湍流模型对瞬态流固耦合换热数值模拟影响分析

采用ANSYS Fluent程序建立了固体加热功率指数增长的气体冷却模型，分析了瞬态过程中的流动传热特性，通过数值模拟结果与3组实验数据进行对比，研究了标准k-ε模型、标准k-ω模型、过渡SST模型和RSM模型4种典型湍流模型对瞬态过程中流固耦合换热数值模拟结果的影响。通过分析发现：热负载指数提升过程中，热功率一部分用于对流换热，而另一部分仍留在固体内，且热功率提升速率越高，对流换热的占比越低；采用不同湍流模型模拟出的等效表面热流密度均低于实验值，且采用ε类湍流模型的模拟结果与实验数据更接近。

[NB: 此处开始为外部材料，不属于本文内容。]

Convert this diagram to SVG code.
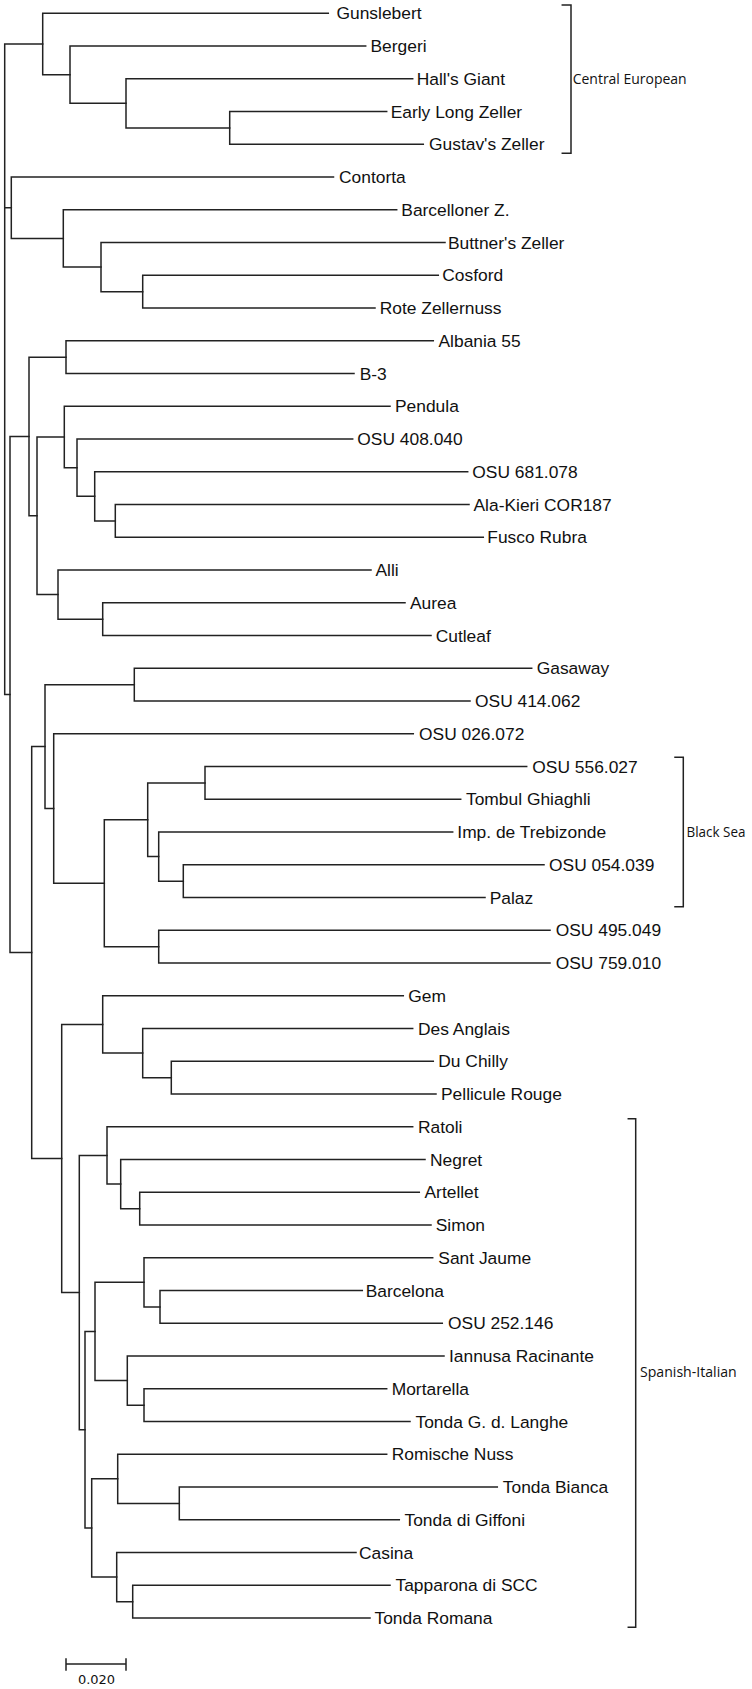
<svg xmlns="http://www.w3.org/2000/svg" width="752" height="1689" viewBox="0 0 752 1689">
<style>
.e{fill:none;stroke:#222;stroke-width:1.5;stroke-linecap:square}
.l{font-family:"Liberation Sans",Arial,sans-serif;font-size:17.4px;fill:#111}
.g{font-family:"Open Sans","DejaVu Sans",sans-serif;font-size:14.5px;fill:#111;lengthAdjust:spacingAndGlyphs}
.s{font-family:"DejaVu Sans",sans-serif;font-size:13px;fill:#111}
</style>
<rect width="752" height="1689" fill="#fff"/>
<g id="connectors" class="e">
<path d="M4.7 44V694.5M4.7 44H42.7M4.7 207.7H11.3M4.7 694.5H10"/>
<path d="M42.7 13.3V74.7M42.7 13.3H328.3M42.7 74.7H70"/>
<path d="M70 46V103.35M70 46H365.7M70 103.35H126"/>
<path d="M126 78.8V127.9M126 78.8H412.7M126 127.9H229.7"/>
<path d="M229.7 111.5V144.3M229.7 111.5H386.7M229.7 144.3H423.3"/>
<path d="M11.3 177V238.4M11.3 177H333.5M11.3 238.4H63.3"/>
<path d="M63.3 209.8V267.1M63.3 209.8H396.7M63.3 267.1H101"/>
<path d="M101 242.5V291.65M101 242.5H445M101 291.65H142.7"/>
<path d="M142.7 275.3V308M142.7 275.3H438.3M142.7 308H375"/>
<path d="M10 436.5V952.55M10 436.5H29M10 952.55H31.7"/>
<path d="M29 357.15V515.8M29 357.15H66M29 515.8H37"/>
<path d="M66 340.8V373.5M66 340.8H433.3M66 373.5H354"/>
<path d="M37 437V594.6M37 437H64.3M37 594.6H58"/>
<path d="M64.3 406.3V467.7M64.3 406.3H390M64.3 467.7H77"/>
<path d="M77 439V496.35M77 439H352.7M77 496.35H94.7"/>
<path d="M94.7 471.8V520.9M94.7 471.8H467.7M94.7 520.9H115.3"/>
<path d="M115.3 504.5V537.3M115.3 504.5H469M115.3 537.3H483.3"/>
<path d="M58 570V619.15M58 570H371M58 619.15H102.7"/>
<path d="M102.7 602.8V635.5M102.7 602.8H405M102.7 635.5H431"/>
<path d="M31.7 746.6V1158.5M31.7 746.6H45M31.7 1158.5H61.7"/>
<path d="M45 684.65V808.5M45 684.65H134.3M45 808.5H53.7"/>
<path d="M134.3 668.3V701M134.3 668.3H531.7M134.3 701H470"/>
<path d="M53.7 733.8V883.2M53.7 733.8H413.3M53.7 883.2H104.3"/>
<path d="M104.3 819.75V946.65M104.3 819.75H147.7M104.3 946.65H158.7"/>
<path d="M147.7 782.9V856.6M147.7 782.9H205M147.7 856.6H158.7"/>
<path d="M205 766.5V799.3M205 766.5H526.7M205 799.3H460.7"/>
<path d="M158.7 832V881.15M158.7 832H452.7M158.7 881.15H183.3"/>
<path d="M183.3 864.8V897.5M183.3 864.8H544M183.3 897.5H485"/>
<path d="M158.7 930.3V963M158.7 930.3H550M158.7 963H550"/>
<path d="M61.7 1024.45V1292.6M61.7 1024.45H102.7M61.7 1292.6H79.3"/>
<path d="M102.7 995.8V1053.1M102.7 995.8H403.3M102.7 1053.1H142.7"/>
<path d="M142.7 1028.5V1077.65M142.7 1028.5H412.7M142.7 1077.65H171.3"/>
<path d="M171.3 1061.3V1094M171.3 1061.3H433.3M171.3 1094H436"/>
<path d="M79.3 1155.45V1429.75M79.3 1155.45H107M79.3 1429.75H85"/>
<path d="M107 1126.8V1184.1M107 1126.8H412.7M107 1184.1H120.7"/>
<path d="M120.7 1159.5V1208.65M120.7 1159.5H425M120.7 1208.65H139.7"/>
<path d="M139.7 1192.3V1225M139.7 1192.3H419.3M139.7 1225H431"/>
<path d="M85 1331.5V1528M85 1331.5H95M85 1528H91.7"/>
<path d="M95 1282.35V1380.6M95 1282.35H144M95 1380.6H127.3"/>
<path d="M144 1257.8V1306.9M144 1257.8H432.7M144 1306.9H160"/>
<path d="M160 1290.5V1323.3M160 1290.5H362.3M160 1323.3H442.3"/>
<path d="M127.3 1356V1405.15M127.3 1356H444M127.3 1405.15H144"/>
<path d="M144 1388.8V1421.5M144 1388.8H386.7M144 1421.5H410"/>
<path d="M91.7 1478.85V1577.1M91.7 1478.85H117.7M91.7 1577.1H116.7"/>
<path d="M117.7 1454.3V1503.4M117.7 1454.3H386.7M117.7 1503.4H179.3"/>
<path d="M179.3 1487V1519.8M179.3 1487H497.3M179.3 1519.8H399.3"/>
<path d="M116.7 1552.5V1601.65M116.7 1552.5H356M116.7 1601.65H132.7"/>
<path d="M132.7 1585.3V1618M132.7 1585.3H390M132.7 1618H370"/>
</g>
<g id="leaves" class="l">
<text id="n-gunslebert" x="336.5" y="19.3">Gunslebert</text>
<text id="n-bergeri" x="370.5" y="52">Bergeri</text>
<text id="n-halls-giant" x="416.7" y="84.8">Hall's Giant</text>
<text id="n-early-long-zeller" x="390.7" y="117.5">Early Long Zeller</text>
<text id="n-gustavs-zeller" x="429" y="150.3">Gustav's Zeller</text>
<text id="n-contorta" x="339" y="183">Contorta</text>
<text id="n-barcelloner" x="401.3" y="215.8">Barcelloner Z.</text>
<text id="n-buttners-zeller" x="448" y="248.5">Buttner's Zeller</text>
<text id="n-cosford" x="442.3" y="281.3">Cosford</text>
<text id="n-rote-zellernuss" x="379.7" y="314">Rote Zellernuss</text>
<text id="n-albania-55" x="438.5" y="346.8">Albania 55</text>
<text id="n-b3" x="359.7" y="379.5">B-3</text>
<text id="n-pendula" x="395" y="412.3">Pendula</text>
<text id="n-osu-408040" x="357.3" y="445">OSU 408.040</text>
<text id="n-osu-681078" x="472.3" y="477.8">OSU 681.078</text>
<text id="n-ala-kieri" x="473.5" y="510.5">Ala-Kieri COR187</text>
<text id="n-fusco-rubra" x="487.3" y="543.3">Fusco Rubra</text>
<text id="n-alli" x="375.5" y="576">Alli</text>
<text id="n-aurea" x="410" y="608.8">Aurea</text>
<text id="n-cutleaf" x="435.7" y="641.5">Cutleaf</text>
<text id="n-gasaway" x="536.7" y="674.3">Gasaway</text>
<text id="n-osu-414062" x="475" y="707">OSU 414.062</text>
<text id="n-osu-026072" x="419" y="739.8">OSU 026.072</text>
<text id="n-osu-556027" x="532.3" y="772.5">OSU 556.027</text>
<text id="n-tombul" x="466" y="805.3">Tombul Ghiaghli</text>
<text id="n-imp-trebizonde" x="457.3" y="838">Imp. de Trebizonde</text>
<text id="n-osu-054039" x="549" y="870.8">OSU 054.039</text>
<text id="n-palaz" x="489.7" y="903.5">Palaz</text>
<text id="n-osu-495049" x="555.7" y="936.3">OSU 495.049</text>
<text id="n-osu-759010" x="555.7" y="969">OSU 759.010</text>
<text id="n-gem" x="408.3" y="1001.8">Gem</text>
<text id="n-des-anglais" x="418" y="1034.5">Des Anglais</text>
<text id="n-du-chilly" x="438.3" y="1067.3">Du Chilly</text>
<text id="n-pellicule-rouge" x="441" y="1100">Pellicule Rouge</text>
<text id="n-ratoli" x="418" y="1132.8">Ratoli</text>
<text id="n-negret" x="430" y="1165.5">Negret</text>
<text id="n-artellet" x="424.5" y="1198.3">Artellet</text>
<text id="n-simon" x="435.7" y="1231">Simon</text>
<text id="n-sant-jaume" x="438.3" y="1263.8">Sant Jaume</text>
<text id="n-barcelona" x="365.7" y="1296.5">Barcelona</text>
<text id="n-osu-252146" x="448" y="1329.3">OSU 252.146</text>
<text id="n-iannusa" x="449" y="1362">Iannusa Racinante</text>
<text id="n-mortarella" x="391.7" y="1394.8">Mortarella</text>
<text id="n-tonda-langhe" x="415.5" y="1427.5">Tonda G. d. Langhe</text>
<text id="n-romische-nuss" x="391.7" y="1460.3">Romische Nuss</text>
<text id="n-tonda-bianca" x="502.8" y="1493">Tonda Bianca</text>
<text id="n-tonda-giffoni" x="404.5" y="1525.8">Tonda di Giffoni</text>
<text id="n-casina" x="359" y="1558.5">Casina</text>
<text id="n-tapparona" x="395.5" y="1591.3">Tapparona di SCC</text>
<text id="n-tonda-romana" x="374.5" y="1624">Tonda Romana</text>
</g>
<g id="group-central-european">
<path class="e" d="M562.3 5H571V153.3H562.3"/>
<text class="g" x="572.7" y="84" textLength="114" lengthAdjust="spacingAndGlyphs">Central European</text>
</g>
<g id="group-black-sea">
<path class="e" d="M675 757.3H683.3V906.7H675"/>
<text class="g" x="686.5" y="836.7" textLength="59" lengthAdjust="spacingAndGlyphs">Black Sea</text>
</g>
<g id="group-spanish-italian">
<path class="e" d="M628.3 1118.7H635.7V1627.3H628.3"/>
<text class="g" x="640" y="1377.3" textLength="96.7" lengthAdjust="spacingAndGlyphs">Spanish-Italian</text>
</g>
<g id="scale-bar">
<path class="e" d="M66 1664H126M66 1659V1670M126 1659V1670"/>
<text class="s" x="96.5" y="1684" text-anchor="middle">0.020</text>
</g>
</svg>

Effect of Turbulence Model on Rapid Transient Fluid-solid Coupled Heat Transfer

The ANSYS Fluent was employed to establish the gas cooling and solid heating with power exponential growth model, and the characteristics of transient flow and heat transfer were analyzed. The numerical simulation results employing four typical turbulence models including standard k-ε model, standard k-ω model, transition SST model as well as Reynolds stress model were compared with three different types of experimental data, to study the effect of turbulence models on the transient fluid-solid coupled heat transfer. The results show that the exponentially increasing heat power is used partly for convection heat transfer while the other part remains in the solid, and the higher the increasing rate of heat power is, the lower the proportion of convective heat transfer is. Besides, the simulated equivalent surface heat fluxes are all lower than the experimental data, and the simulated values using ε type turbulence models are closer to the experimental data.